• Written problem:
Only the lines from the start of the data below through the line that contains "(0,0) rectangle (731,385);" are to be copied, exactly and without pictures.

• Supplied information:
^^^^

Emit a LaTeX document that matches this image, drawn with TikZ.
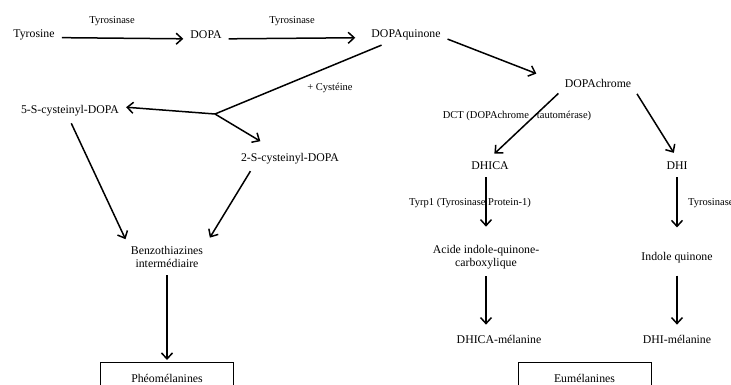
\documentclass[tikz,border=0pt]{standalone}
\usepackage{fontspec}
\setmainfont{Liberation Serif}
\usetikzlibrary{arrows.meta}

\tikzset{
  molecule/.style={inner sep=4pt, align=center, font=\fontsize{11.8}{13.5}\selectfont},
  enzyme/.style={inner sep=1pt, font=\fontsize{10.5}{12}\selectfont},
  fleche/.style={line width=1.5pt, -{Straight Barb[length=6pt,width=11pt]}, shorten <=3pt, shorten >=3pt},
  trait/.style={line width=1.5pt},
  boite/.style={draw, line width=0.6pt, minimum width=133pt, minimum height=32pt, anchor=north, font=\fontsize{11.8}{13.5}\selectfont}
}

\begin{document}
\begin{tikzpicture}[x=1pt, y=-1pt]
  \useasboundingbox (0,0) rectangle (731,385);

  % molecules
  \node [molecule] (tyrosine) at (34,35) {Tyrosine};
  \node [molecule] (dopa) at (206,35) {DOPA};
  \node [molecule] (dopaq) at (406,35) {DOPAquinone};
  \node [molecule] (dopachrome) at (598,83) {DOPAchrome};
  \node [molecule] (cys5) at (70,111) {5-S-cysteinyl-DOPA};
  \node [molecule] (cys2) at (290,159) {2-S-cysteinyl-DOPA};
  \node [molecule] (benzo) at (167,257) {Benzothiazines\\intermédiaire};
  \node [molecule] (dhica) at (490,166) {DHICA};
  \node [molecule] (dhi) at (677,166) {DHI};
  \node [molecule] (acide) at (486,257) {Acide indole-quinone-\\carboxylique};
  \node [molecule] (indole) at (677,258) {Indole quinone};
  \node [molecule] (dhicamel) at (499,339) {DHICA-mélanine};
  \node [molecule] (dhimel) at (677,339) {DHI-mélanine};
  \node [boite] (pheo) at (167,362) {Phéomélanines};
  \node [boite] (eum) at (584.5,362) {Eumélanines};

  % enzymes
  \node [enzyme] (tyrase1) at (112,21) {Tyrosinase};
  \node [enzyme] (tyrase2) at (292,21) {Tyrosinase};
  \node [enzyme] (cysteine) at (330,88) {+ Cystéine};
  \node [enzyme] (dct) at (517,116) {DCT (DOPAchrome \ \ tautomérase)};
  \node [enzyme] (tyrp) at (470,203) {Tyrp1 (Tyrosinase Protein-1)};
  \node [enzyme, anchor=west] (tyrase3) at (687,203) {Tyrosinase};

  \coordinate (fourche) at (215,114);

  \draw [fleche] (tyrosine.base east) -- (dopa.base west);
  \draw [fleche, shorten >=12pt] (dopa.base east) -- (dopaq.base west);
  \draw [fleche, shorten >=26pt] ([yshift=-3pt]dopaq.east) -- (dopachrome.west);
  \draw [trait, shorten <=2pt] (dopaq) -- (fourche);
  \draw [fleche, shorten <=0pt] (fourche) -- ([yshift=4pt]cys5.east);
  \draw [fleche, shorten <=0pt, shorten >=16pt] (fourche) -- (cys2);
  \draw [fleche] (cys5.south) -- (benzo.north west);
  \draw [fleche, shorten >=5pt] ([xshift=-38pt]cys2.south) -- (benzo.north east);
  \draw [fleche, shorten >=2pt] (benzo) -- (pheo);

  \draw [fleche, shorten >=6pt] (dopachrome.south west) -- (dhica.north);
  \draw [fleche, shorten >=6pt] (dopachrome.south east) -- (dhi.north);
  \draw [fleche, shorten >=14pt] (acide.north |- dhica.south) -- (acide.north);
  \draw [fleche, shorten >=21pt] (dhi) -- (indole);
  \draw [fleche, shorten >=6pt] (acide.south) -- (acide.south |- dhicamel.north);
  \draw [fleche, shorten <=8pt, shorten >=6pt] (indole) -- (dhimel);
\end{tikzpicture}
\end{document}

^^^^

• Solution to this problem:
Emit a LaTeX document that matches this image, drawn with TikZ.
\documentclass[tikz,border=0pt]{standalone}
\usepackage{fontspec}
\setmainfont{Liberation Serif}
\usetikzlibrary{arrows.meta}

\tikzset{
  molecule/.style={inner sep=4pt, align=center, font=\fontsize{11.8}{13.5}\selectfont},
  enzyme/.style={inner sep=1pt, font=\fontsize{10.5}{12}\selectfont},
  fleche/.style={line width=1.5pt, -{Straight Barb[length=6pt,width=11pt]}, shorten <=3pt, shorten >=3pt},
  trait/.style={line width=1.5pt},
  boite/.style={draw, line width=0.6pt, minimum width=133pt, minimum height=32pt, anchor=north, font=\fontsize{11.8}{13.5}\selectfont}
}

\begin{document}
\begin{tikzpicture}[x=1pt, y=-1pt]
  \useasboundingbox (0,0) rectangle (731,385);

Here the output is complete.